Why This Book Now?

Because the Internet of Things is not an elective for enterprises operating in the behavior economy. Just like the Internet was not an option, just like social media participation is not an option anymore. The platforms for new behavior that the Internet of Things will make possible, will increase considerably the footprint of the behavior economy at the expense of the old industrial model, with casualties in the rank of any incumbent not willing or able to adapt to the behavior economy. It is Polaroid who should have invented Instagram, not Kevin Systrom and Mike Krieger. It is Blockbuster who should have developed Netflix. And so on. The fact they did not shows that these companies did not fundamentally understand that they were in the business of behavior, and they did not understand the motivation at the root of that behavior. Why users choose their products or services. It is by looking at the behavior of users that a company will truly understand what business it is really in. What is it that you have that the user wants? And why?

Apple is not in the computer business. Apple is in the empowerment business. Nike is not in the sneakers business. It is in the personal goals business. Heineken is not in the beer business. It is in the party business.

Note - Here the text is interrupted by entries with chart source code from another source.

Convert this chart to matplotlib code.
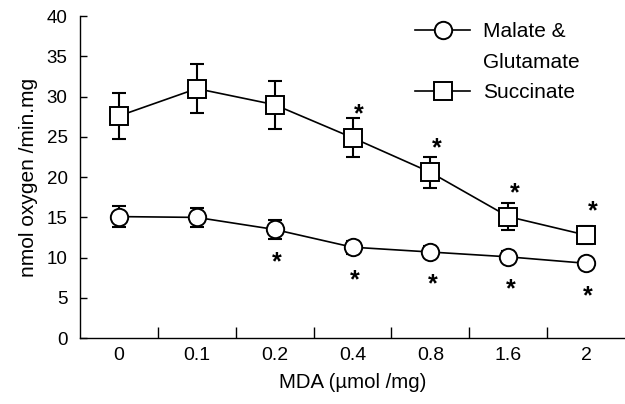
import matplotlib
matplotlib.use("Agg")
import matplotlib.pyplot as plt
from matplotlib.lines import Line2D

plt.rcParams['font.family'] = ['Liberation Sans', 'DejaVu Sans']

doses = ['0', '0.1', '0.2', '0.4', '0.8', '1.6', '2']

malate = [15.1, 15.0, 13.5, 11.3, 10.7, 10.1, 9.3]
malate_err = [1.3, 1.2, 1.2, 0.8, 0.7, 0.7, 0.5]
malate_sig = [False, False, True, True, True, True, True]

succinate = [27.6, 31.0, 29.0, 24.9, 20.6, 15.1, 12.8]
succinate_err = [2.8, 3.0, 3.0, 2.4, 1.9, 1.7, 1.1]
succinate_sig = [False, False, False, True, True, True, True]

fig = plt.figure(figsize=(6.25, 4.04), dpi=100)
ax = fig.add_axes([0.128, 0.163, 0.872, 0.797])

x = list(range(len(doses)))

ax.errorbar(x, malate, yerr=malate_err, fmt='none', ecolor='black',
            elinewidth=1.5, capsize=5, capthick=1.5, zorder=2)
h_mal, = ax.plot(x, malate, '-', color='black', lw=1.2, marker='o', ms=12.5,
                 mfc='white', mec='black', mew=1.4, zorder=3)

ax.errorbar(x, succinate, yerr=succinate_err, fmt='none', ecolor='black',
            elinewidth=1.5, capsize=5, capthick=1.5, zorder=2)
h_suc, = ax.plot(x, succinate, '-', color='black', lw=1.2, marker='s', ms=12.5,
                 mfc='white', mec='black', mew=1.4, zorder=3)

# significance asterisks
for i, s in enumerate(succinate_sig):
    if s:
        ax.annotate('*', xy=(i, succinate[i]), xytext=(4.5, 17),
                    textcoords='offset points', ha='center', va='center',
                    fontsize=18, fontweight='bold')
for i, s in enumerate(malate_sig):
    if s:
        ax.annotate('*', xy=(i, malate[i]), xytext=(1.5, -23.5),
                    textcoords='offset points', ha='center', va='center',
                    fontsize=18, fontweight='bold')

ax.set_xlim(-0.5, len(doses) - 0.5)
ax.set_ylim(0, 40)
ax.set_yticks(range(0, 41, 5))
ax.set_xticks(x)
ax.set_xticklabels(doses)
ax.set_xticks([i + 0.5 for i in x[:-1]], minor=True)
ax.tick_params(axis='x', which='major', length=0, pad=6.5, labelsize=14)
ax.tick_params(axis='x', which='minor', direction='in', length=8, width=1)
ax.tick_params(axis='y', direction='in', length=5, width=1, pad=9, labelsize=13.5)

ax.spines['top'].set_visible(False)
ax.spines['right'].set_visible(False)
for sp in ('left', 'bottom'):
    ax.spines[sp].set_linewidth(1)

ax.set_xlabel('MDA (\u00b5mol /mg)', fontsize=14.7, labelpad=6)
ax.set_ylabel('nmol oxygen /min.mg', fontsize=15, labelpad=6)

blank = Line2D([], [], color='none')
ax.legend([h_mal, blank, h_suc], ['Malate &', 'Glutamate', 'Succinate'],
          loc='upper left', bbox_to_anchor=(415 / 625, 1 - 22 / 404),
          bbox_transform=fig.transFigure, frameon=False, borderpad=0,
          borderaxespad=0, fontsize=15, handlelength=2.64,
          handletextpad=0.62, labelspacing=0.56)

fig.savefig('out.png', dpi=100)
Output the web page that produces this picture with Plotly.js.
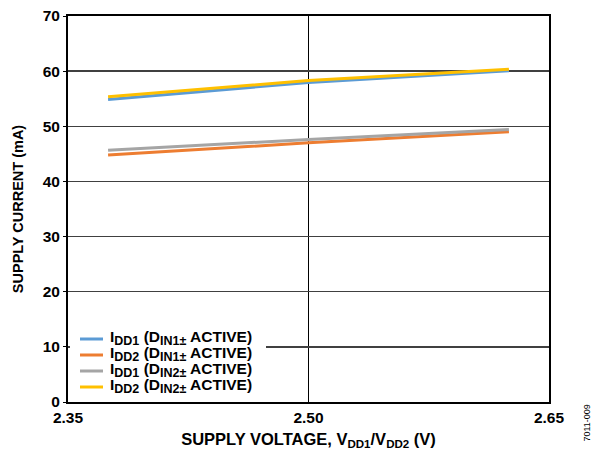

Forgetting where the economic system comes from—I want something you have and I am willing to exchange value for it—distances corporations and individuals from the perceptive reality, keeping them in the world of abstracts and theories. If an oil producer cannot connect oil extraction with Facebook or YouTube, then we cannot expect the economists to do it either. Why is it hard to connect a decline in economic activity-retail sales in a month—with five billion videos being watched on YouTube the same month in the same territory? Exactly who do you think is watching these videos? If their consumption time is taken over by an exchange that does not register on the GDP, why is the downturn a surprise?

This book describes the mechanisms by which new value is captured and created in enterprises dedicated to play a role in the behavior economy. It all starts with learning a new language—the language of ideas—and with establishing frameworks of possibility in the ideology of the enterprise. Value creation is the expansion of relationships enabled by a disruptor media and the creation of new behaviors as a result. This opens two needed capabilities for a business. The first is upstream, creating the platform services people want to engage with. The second is downstream, marketing, distributing and selling these platforms as services.

By the nature of the activities involved, the upstream and downstream capabilities are quite different in scope, inputs and outputs. The downstream calls for methodology—what do we have to do and how?—while the upstream calls for ideology—why and for whom are we doing this? In the context of enterprise, ideology is a way of being, behaving and influencing the world. An attitude. A mindset.

This is also a book about enterprise in the true sense of the word. 'Enterprise' means a bold and courageous undertaking. What is the difference between a business and an enterprise? Business takes care of the day-to-day mitigation of the affairs of the company. Enterprise is an undertaking that aims towards permanently outdoing its latest accomplishments. Businesses are run by pragmatism, enterprises are run by poetic visions. The incomparable Steve Jobs had it right in 1983, when he made his memorable pitch to entice John Scully—at that time the youngest president in the history of PepsiCo—to leave his position and join Apple Computer as President:

Do you want to sell sugared water for the rest of your life? Or do you

want to come with me and change the World.

This book is the culmination of ten years of practice and research in the potential of the Internet of Things; it is also the culmination of my early belief that the Internet of Things will reframe the existence of the ones enriched by it.